HiFlow: Training-free High-Resolution Image Generation with Flow-Aligned Guidance
Jiazi Bu, Pengyang Ling, Yujie Zhou, Pan Zhang, Tong Wu, Xiaoyi Dong, Yuhang Zang, Yuhang Cao, Dahua Lin, Jiaqi Wang
TL;DR
HiFlow tackles the challenge of high-resolution image generation without retraining by introducing a virtual reference flow derived from a low-resolution sampling trajectory. It uses flow-aligned guidance across initialization, direction, and acceleration to preserve structure, ensure low-frequency consistency, and enhance detail fidelity in high-resolution synthesis. The approach is model-agnostic and demonstrates competitive or superior results against training-based methods, while offering practical benefits such as faster inference and compatibility with LoRA, ControlNet, and quantization. Extensive experiments on Flux-based backbones and various architectures corroborate its effectiveness and versatility in delivering high-quality 2K–4K outputs.

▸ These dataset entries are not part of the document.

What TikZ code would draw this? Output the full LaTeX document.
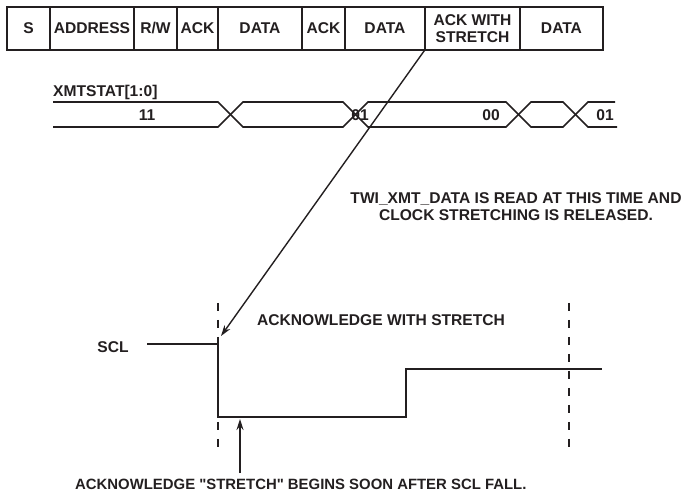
\documentclass[tikz,border=0pt]{standalone}
\usepackage{fontspec}
\newfontfamily\hv{Liberation Sans}
\usetikzlibrary{arrows.meta}
\definecolor{ink}{HTML}{231F20}
\tikzset{
  lbl/.style={font=\hv\fontsize{15.6}{17}\selectfont\bfseries, text=ink, inner sep=0pt},
  field/.style={draw=ink, line width=1.5pt, minimum height=43pt, inner sep=0pt, font=\hv\fontsize{15.6}{16.5}\selectfont\bfseries, text=ink, align=center},
  sig/.style={draw=ink, line width=1.6pt},
  guide/.style={draw=ink, line width=1.5pt, dash pattern=on 8pt off 9pt},
  pointer/.style={draw=ink, line width=1.4pt, -{Stealth[length=11pt,width=7pt]}}
}
\begin{document}
\begin{tikzpicture}[x=1pt,y=-1pt]
\useasboundingbox (0,0) rectangle (686,494);
% frame fields
\node[field, minimum width=43pt] (f1) at (28.5,28.5) {S};
\node[field, minimum width=84pt] (f2) at (92,28.5) {ADDRESS};
\node[field, minimum width=43pt] (f3) at (155.5,28.5) {R/W};
\node[field, minimum width=41pt] (f4) at (197.5,28.5) {ACK};
\node[field, minimum width=84pt] (f5) at (260,28.5) {DATA};
\node[field, minimum width=43pt] (f6) at (323.5,28.5) {ACK};
\node[field, minimum width=80pt] (f7) at (385,28.5) {DATA};
\node[field, minimum width=95pt] (f8) at (472.5,28.5) {ACK WITH\\STRETCH};
\node[field, minimum width=83pt] (f9) at (561.5,28.5) {DATA};
% bus
\node[lbl, anchor=west] (xmt) at (53,92) {XMTSTAT[1:0]};
\draw[sig] (53,102) -- (218,102) -- (243,127) -- (343,127) -- (368,102) -- (506,102) -- (531,127) -- (563,127) -- (588,102) -- (615,102);
\draw[sig] (53,127) -- (218,127) -- (243,102) -- (343,102) -- (368,127) -- (506,127) -- (531,102) -- (563,102) -- (588,127) -- (617,127);
\node[lbl] (v11) at (147,115) {11};
\node[lbl] (v01a) at (360,115) {01};
\node[lbl] (v00) at (491,115) {00};
\node[lbl] (v01b) at (605,115) {01};
% note
\node[lbl, align=center] (note) at (516,207) {TWI\_XMT\_DATA IS READ AT THIS TIME AND\\CLOCK STRETCHING IS RELEASED.};
% SCL
\node[lbl] (scl) at (113,347) {SCL};
\coordinate (fall) at (218,344);
\draw[sig] (147,344) -- (fall) -- (218,417) -- (406,417) -- (406,369) -- (602,369);
\draw[guide] (218,303) -- (218,455);
\draw[guide] (569,303) -- (569,455);
\node[lbl] (ackws) at (381,320) {ACKNOWLEDGE WITH STRETCH};
% pointers
\coordinate (tip) at (221,336);
\draw[pointer] (f8.south west) -- (tip);
\node[lbl, anchor=west, font=\hv\fontsize{14.9}{16}\selectfont\bfseries] (bottom) at (75,484) {ACKNOWLEDGE "STRETCH" BEGINS SOON AFTER SCL FALL.};
\coordinate (uptip) at (240,419);
\draw[pointer] (240,473) -- (uptip);
\end{tikzpicture}
\end{document}
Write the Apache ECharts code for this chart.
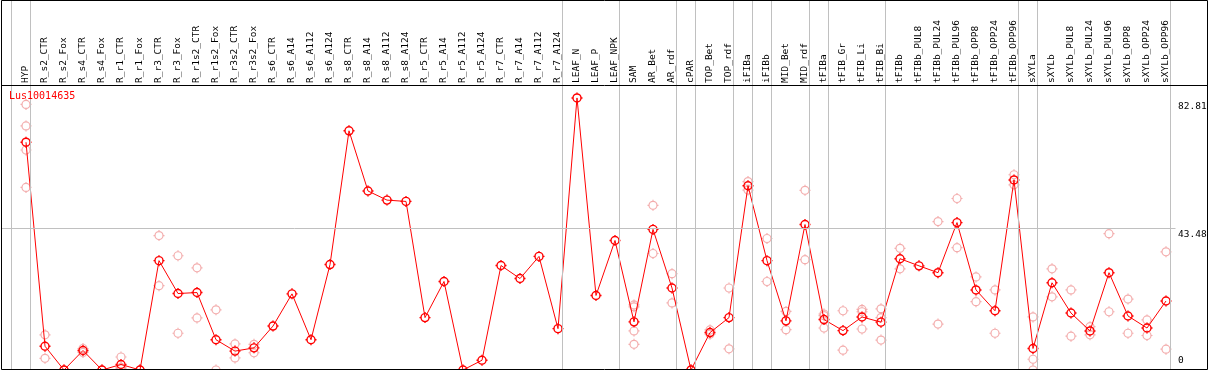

Overall, HiFlow provides a robust, training-free pathway to unlock the resolution potential of pre-trained flow models for T2I generation.
Abstract
Text-to-image (T2I) diffusion/flow models have drawn considerable attention recently due to their remarkable ability to deliver flexible visual creations. Still, high-resolution image synthesis presents formidable challenges due to the scarcity and complexity of high-resolution content. Recent approaches have investigated training-free strategies to enable high-resolution image synthesis with pre-trained models. However, these techniques often struggle with generating high-quality visuals and tend to exhibit artifacts or low-fidelity details, as they typically rely solely on the endpoint of the low-resolution sampling trajectory while neglecting intermediate states that are critical for preserving structure and synthesizing finer detail. To this end, we present HiFlow, a training-free and model-agnostic framework to unlock the resolution potential of pre-trained flow models. Specifically, HiFlow establishes a virtual reference flow within the high-resolution space that effectively captures the characteristics of low-resolution flow information, offering guidance for high-resolution generation through three key aspects: initialization alignment for low-frequency consistency, direction alignment for structure preservation, and acceleration alignment for detail fidelity. By leveraging such flow-aligned guidance, HiFlow substantially elevates the quality of high-resolution image synthesis of T2I models and demonstrates versatility across their personalized variants. Extensive experiments validate HiFlow's capability in achieving superior high-resolution image quality over state-of-the-art methods.